Dr. Drossus says that they must all remain on the island until everyone is dead or until the hot sirocco winds from the south blow across the island, killing off the fleas that carry the plague. However, Madame Kyra has another explanation which she conveys privately to Pherides: she’s of the opinion that Thea is a vorvolaka (basically the Greek version of a vampire) because Mrs. St. Aubyn grows ever more pale and weak while Thea is robust and healthy. And yeah, the actress Ellen Drew is very healthy, if you know what I mean (nudge nudge wink wink).


This is where the plot really kicks in as people start dying off one by one and Pherides, spurred on by the long buried beliefs of his childhood starts to think that maybe Madame Kyra may have a point. The situation is complicated by Oliver’s falling in love with Thea. Which results in Oliver and Pherides finding themselves on opposite sides in this brutal little war of belief and survival on this small island.

If you’re a fan of Boris Karloff (and if you’re not then why are we friends?) then you will most definitely enjoy this one. Much like in “The Black Cat” Karloff shows here that he really was a helluva actor and didn’t need horrific makeup to portray a monster. ISLE OF THE DEAD stands out for me because it’s my favorite kind of horror movie; the one where human beings are the monsters. Karloff’s Pherides isn’t a likable character but that’s not important to me. I understood his motivations and for me that made him sympathetic. Even while I deplored the actions he takes in this movie, I understood why he did them and that was enough.

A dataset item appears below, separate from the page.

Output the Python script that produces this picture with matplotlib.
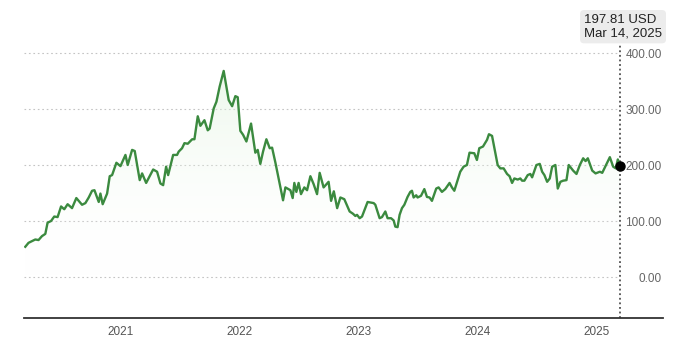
import matplotlib
matplotlib.use("Agg")
import matplotlib.pyplot as plt
import matplotlib.dates as mdates
import numpy as np
import pandas as pd

plt.rcParams['font.family'] = ['Liberation Sans', 'DejaVu Sans']

# Time positions (decimal years) and closing prices (USD)
years = [2020.202, 2020.229, 2020.258, 2020.286, 2020.313, 2020.342, 2020.370, 2020.389,
         2020.418, 2020.445, 2020.473, 2020.502, 2020.529, 2020.557, 2020.594, 2020.630,
         2020.678, 2020.706, 2020.734, 2020.762, 2020.782, 2020.818, 2020.832, 2020.851,
         2020.888, 2020.910, 2020.930, 2020.966, 2021.000, 2021.042, 2021.061, 2021.098,
         2021.120, 2021.162, 2021.182, 2021.216, 2021.275, 2021.308, 2021.336, 2021.359,
         2021.384, 2021.401, 2021.443, 2021.476, 2021.490, 2021.518, 2021.538, 2021.566,
         2021.603, 2021.622, 2021.650, 2021.672, 2021.706, 2021.734, 2021.750, 2021.784,
         2021.807, 2021.834, 2021.868, 2021.910, 2021.939, 2021.966, 2021.986, 2022.008,
         2022.031, 2022.059, 2022.098, 2022.134, 2022.154, 2022.176, 2022.199, 2022.227,
         2022.255, 2022.275, 2022.303, 2022.367, 2022.387, 2022.429, 2022.448, 2022.462,
         2022.479, 2022.498, 2022.518, 2022.546, 2022.569, 2022.597, 2022.624, 2022.653,
         2022.675, 2022.708, 2022.750, 2022.771, 2022.794, 2022.822, 2022.849, 2022.882,
         2022.927, 2022.955, 2022.975, 2022.989, 2023.011, 2023.031, 2023.078, 2023.129,
         2023.143, 2023.179, 2023.199, 2023.227, 2023.246, 2023.275, 2023.297, 2023.311,
         2023.330, 2023.347, 2023.367, 2023.387, 2023.414, 2023.437, 2023.451, 2023.465,
         2023.487, 2023.498, 2023.527, 2023.555, 2023.577, 2023.599, 2023.619, 2023.655,
         2023.675, 2023.703, 2023.731, 2023.767, 2023.787, 2023.807, 2023.857, 2023.885,
         2023.913, 2023.935, 2023.975, 2023.997, 2024.017, 2024.048, 2024.082, 2024.098,
         2024.124, 2024.171, 2024.193, 2024.221, 2024.250, 2024.271, 2024.292, 2024.311,
         2024.339, 2024.361, 2024.376, 2024.395, 2024.423, 2024.445, 2024.460, 2024.496,
         2024.524, 2024.544, 2024.563, 2024.586, 2024.608, 2024.628, 2024.655, 2024.675,
         2024.697, 2024.720, 2024.748, 2024.767, 2024.804, 2024.832, 2024.860, 2024.888,
         2024.908, 2024.927, 2024.964, 2024.992, 2025.028, 2025.048, 2025.084, 2025.112,
         2025.140, 2025.162, 2025.179, 2025.197]
prices = [54, 61, 64, 67, 66, 73, 77, 97,
          100, 108, 107, 126, 121, 130, 123, 141,
          129, 132, 142, 154, 155, 134, 149, 130,
          149, 180, 182, 204, 198, 218, 200, 227,
          225, 173, 185, 168, 192, 188, 167, 164,
          197, 182, 218, 218, 224, 230, 239, 238,
          246, 246, 287, 270, 280, 262, 265, 301,
          313, 340, 368, 316, 305, 323, 321, 261,
          254, 242, 274, 222, 227, 202, 224, 246,
          230, 231, 204, 137, 160, 155, 141, 168,
          152, 168, 148, 160, 155, 180, 166, 148,
          186, 160, 170, 136, 153, 123, 142, 139,
          117, 113, 109, 111, 105, 108, 134, 132,
          129, 105, 107, 117, 105, 105, 101, 90,
          89, 111, 123, 129, 143, 152, 154, 142,
          146, 142, 145, 157, 143, 142, 136, 158,
          160, 152, 157, 168, 160, 154, 188, 197,
          200, 222, 221, 209, 230, 233, 245, 255,
          252, 200, 194, 194, 184, 180, 168, 176,
          174, 176, 172, 172, 182, 184, 178, 200,
          202, 188, 182, 170, 176, 197, 200, 158,
          170, 172, 173, 200, 190, 184, 200, 212,
          207, 212, 190, 185, 188, 186, 202, 214,
          197, 194, 210, 197.81]

y_ticks = [0, 100, 200, 300, 400]
last_label_price = "197.81 USD"
last_label_date = "Mar 14, 2025"
x_start, x_end = "2020-03-11", "2025-07-24"


def to_date(y):
    yr = int(y)
    start = pd.Timestamp(yr, 1, 1)
    ndays = (pd.Timestamp(yr + 1, 1, 1) - start).days
    return start + pd.Timedelta(days=(y - yr) * ndays)


dates = [to_date(y) for y in years]
xd = mdates.date2num(dates)
vals = np.array(prices)

fig = plt.figure(figsize=(6.8, 3.43), dpi=100)
ax = fig.add_axes([24 / 680, 1 - 318 / 343, (663 - 24) / 680, (318 - 10) / 343])
ymin, ymax = -73.2, 476.8
ax.set_ylim(ymin, ymax)
x0 = mdates.date2num(pd.Timestamp(x_start))
x1 = mdates.date2num(pd.Timestamp(x_end))
ax.set_xlim(x0, x1)

# gridlines
ax.hlines(y_ticks, x0, xd[-1] - 8, colors="#c4c4c4", linestyles=(0, (1.5, 2.5)),
          linewidth=0.8, zorder=1)

# gradient fill under line
grad = np.linspace(0, 1, 256).reshape(-1, 1)
cmap = matplotlib.colors.LinearSegmentedColormap.from_list(
    "g", [(1, 1, 1, 0), (0.87, 0.95, 0.86, 0.55)])
im = ax.imshow(grad, extent=[xd[0], xd[-1], 0, vals.max()], origin="lower",
               aspect="auto", cmap=cmap, zorder=2)
poly = ax.fill_between(xd, vals, -20, color="none", lw=0)
path = poly.get_paths()[0]
im.set_clip_path(path, transform=ax.transData)

ax.plot(xd, vals, color="#3b8a3f", lw=1.7, zorder=4, solid_joinstyle="round")

# vertical marker line and point
ax.vlines(xd[-1], ymin, 414, colors="#333333", linestyles=(0, (1.2, 1.8)),
          linewidth=1.1, zorder=3)
ax.plot([xd[-1]], [vals[-1]], "o", color="black", markersize=6.5, zorder=5)

# label box
ax.text(0.9985, (277 - 14) / 0.56, last_label_price + "\n" + last_label_date,
        transform=matplotlib.transforms.blended_transform_factory(ax.transAxes, ax.transData),
        ha="right", va="top", multialignment="left", fontsize=9.5, color="#222222",
        linespacing=1.15,
        bbox=dict(boxstyle="round,pad=0.3,rounding_size=0.3", fc="#ececec", ec="none"),
        zorder=6)

# axes styling
for s in ["top", "left", "right"]:
    ax.spines[s].set_visible(False)
ax.spines["bottom"].set_color("#333333")
ax.spines["bottom"].set_linewidth(1.3)
ax.xaxis.set_major_locator(mdates.YearLocator())
ax.xaxis.set_major_formatter(mdates.DateFormatter("%Y"))
ax.tick_params(axis="x", length=0, pad=6, labelsize=8.5, labelcolor="#555555")

ax.yaxis.tick_right()
ax.set_yticks(y_ticks)
ax.set_yticklabels([f"{v:.2f}" for v in y_ticks])
for lbl in ax.get_yticklabels():
    lbl.set_horizontalalignment("right")
ax.tick_params(axis="y", length=0, pad=-1, labelsize=8.5, labelcolor="#666666")
ax.set_facecolor("none")

fig.savefig("out.png", dpi=100)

I really enjoyed the relationship between him and Marc Cramer’s Oliver who more than holds his own in his scenes with Karloff. You get a real sense that even though these two men have not known each other long, there’s a genuine mutual respect and they really do like each other. Which gives a poignancy to their later scenes on the island when people are dying left and right and they each have to pick a side to be on.

And for a movie that’s only 72 minutes long, it packs more story and characterization in that running time than many a 3 hour movie I’ve seen. In fact, due to the richness of the story and the skill of the actors and the characterization they bring, the movie actually seems longer than 72 minutes. I was actually surprised when I did my research on this movie to write up this review that it had such a short running time.


In short, ISLE OF THE DEAD is perfect for this Halloween season but don’t let that stop you from seeing it any time the notion hits you. Turner Classic Movies airs it pretty often during the rest of the year but if you can find it on Amazon or Hula or whatever, I urge you to give it one viewing at least. It’s one of my favorite horror movies and if you give it a chance, I think it’ll be one of your favorites as well.